We are attempting to test student code, and in an effort to automate the process, we'd like to detect if a student's code overflows the stack.
I've met with some success using the libsigsegv library and its corresponding stackoverflow_install_handler. It works brilliantly, until the student's code blows the stack twice.
For example, here's some sample output:
[# ~]$ ledit ./interpreter
-> (use solution)
-> (fun 1 2)
*** Stack overflow detected ***
-> (fun 1 2)
Signal -10
[# ~]
The initial "* Stack overflow detected *" is the desirable output. After blowing the stack for the second time, all I get is an unhelpful "Signal -10" and the program stops execution.

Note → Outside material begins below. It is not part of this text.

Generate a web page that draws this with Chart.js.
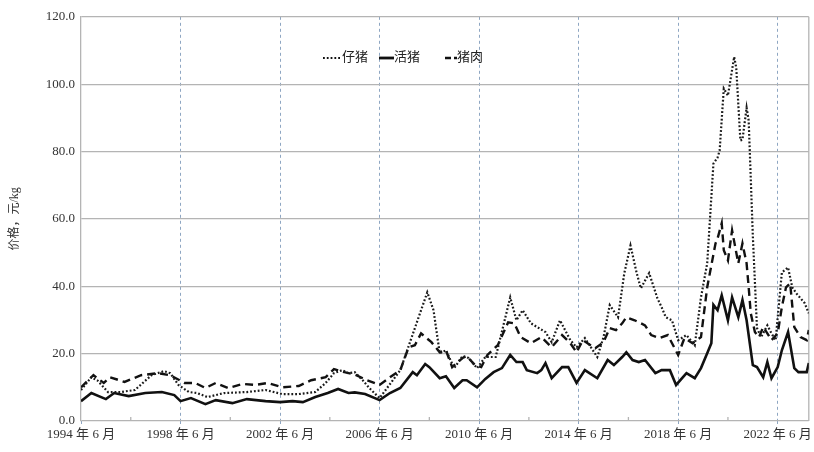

I'd like to see the stack overflow detected message again, and let the code continue execution.
In my stack overflow handler, I'm just printing the overflow detection message to stderr and long jumping back to an "awaiting input state" in the interpreter.
Thanks for any help!
EDIT
As per caf's suggestion below, we've added a call to sigsegv_leave_handler() like so:
static void continuation(void *arg1, void *arg2, void *arg3) {
(void)(arg1);
(void)(arg2);
(void)(arg3);
siglongjmp(errorjmp, 1);
}
static void handler(int emergency, stackoverflow_context_t context) {
(void)emergency;
(void)context;
fprintf(stderr, "\n*** Stack overflow detected ***\n");
fflush(stderr);
sigsegv_leave_handler(continuation, NULL, NULL, NULL);
}
However, the output is still the same.